The concept of race and IQ is almost always started within this framing. There are countless examples on the dope (even if this OP was earnestly asking the question)
Now, I think it’s fine to use concepts that have baggage, when they are useful concepts. You just have to be careful to address the elephant in the room.
But with race, I don’t see that it’s even a useful concept.
Let’s say with this conversation, the OP wants to know if “Asians” have superiors “IQs” to “Europeans”. We have two ways that we can answer:
There is no such thing as Asians! There’s Russians, Indians, Chinese, Indonesians, etc.! And even those have no actual reality because of populations and haplogroups, etc.!
No, they aren’t. The smart ones were able to get a job over here, that’s all.
The first tells the OP that you’re a babbling ivory towerist who seems to be using terminology to explain away any differences or to avoid broaching the subject. That’s probably not what you’re actually saying nor doing - you’re just trying to inform the reader of the technical way to ask the question and compare differences - but that’s not how they’re going to read it. They’ll get halfway through the first sentence and skip past. They’re not going to read it and come to some great realization that they’ve been living a life of ignorance and need to get better informed.

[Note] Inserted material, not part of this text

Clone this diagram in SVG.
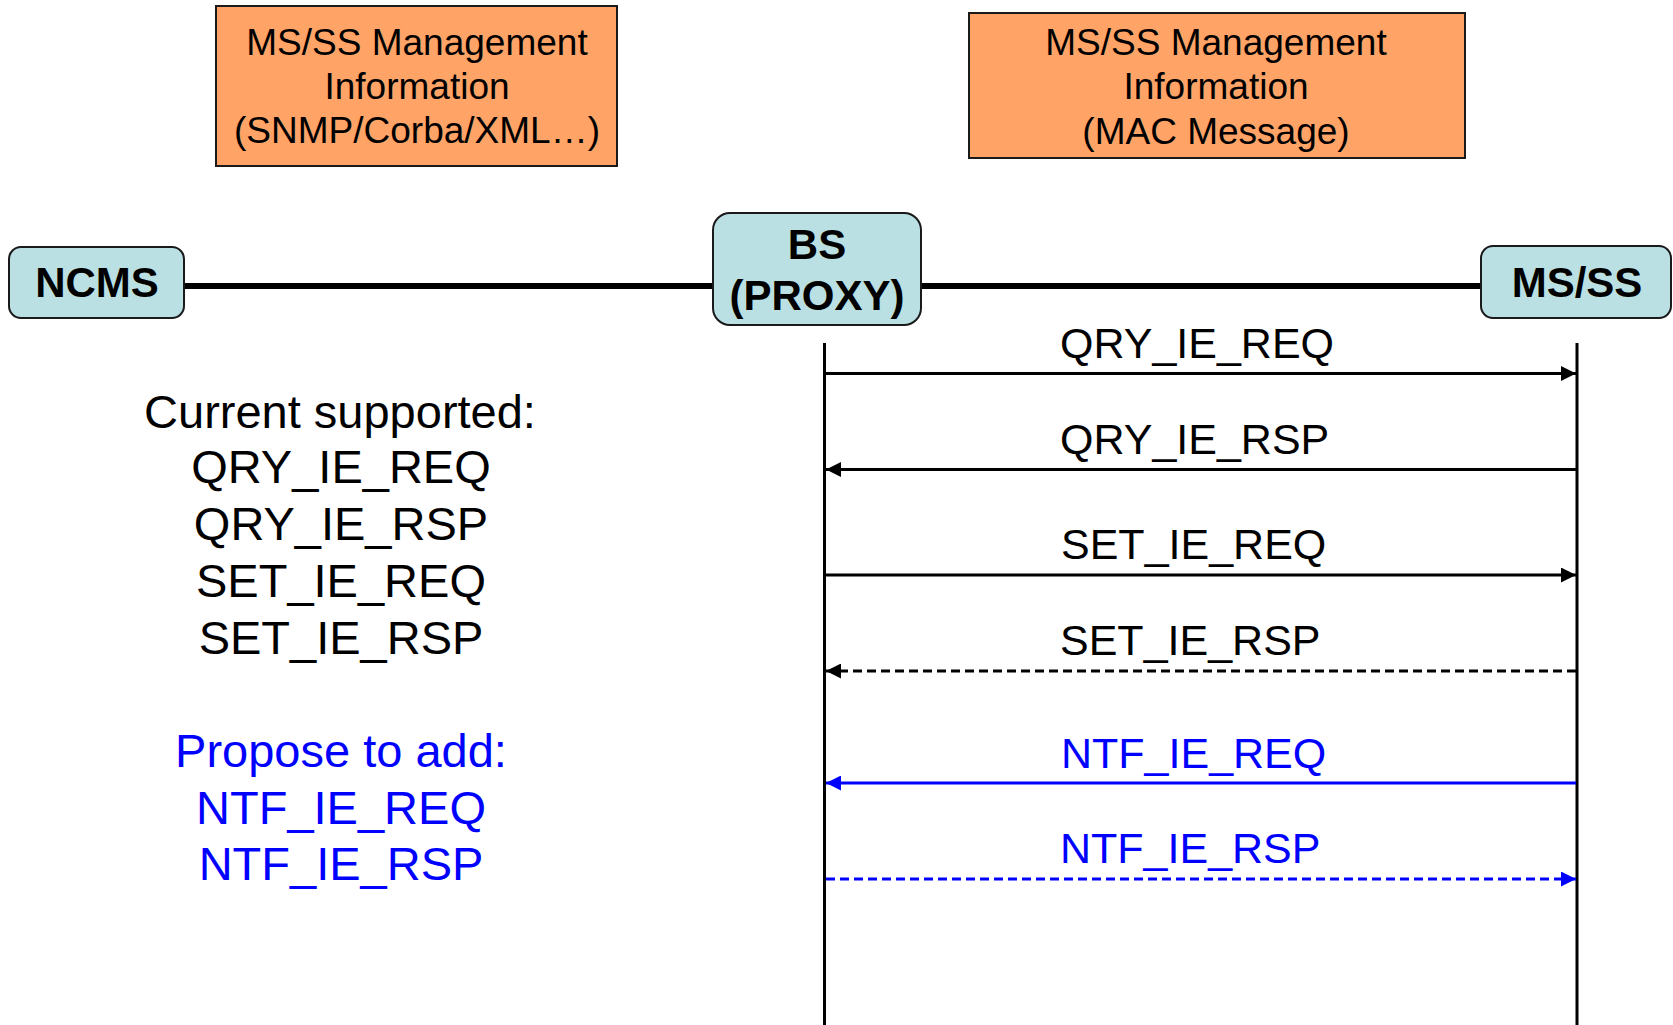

The latter answers the OP’s question. No. No, there’s no difference. Here’s why you might think that there is, even though there isn’t.
And if no one comes along and gives answer 2, then the OP is left believing that Asians are superior and the smarties are deluding themselves. He doesn’t leave thinking that Asians is a meaningless concept. It’s fine to add as an addendum some of the other stuff, if the OP seems to be ready to move on to that level. But you need to go to them, not expect them to come to you.
But answer 2 is what i, and others, have given in this thread. And answer 2 does not require starting from race realism or that IQ tests accurately measure intellectual potential across populations.
Why, after* centuries* of this shit, are we still the ones who have to do all the work? Why can’t we just acknowledge the truth (which is your point 1) and leave it at that, and all those people who *do *think point 1 is “ivory towerism”, rather than the true science of “biological race”, can get left behind in the dustbin of history, where they belong.
Huh? Debating a topic is very different from researching.
If someone is researching a topic to find scientific data, one generally avoids information from scientists whose work has been criticized for bias. The first line of the article in the link shows the information from those social scientists is strongly biased:
…
Biased evidence is unreliable, so its use here on the SDMB often gets called out.
The purpose of a thread in Great Debates is to discuss controversial issues and ideas, and many people who disagree with the OP join in. That’s why it’s called a debate.
I’d have thought the difference was blindingly obvious, but I guess not.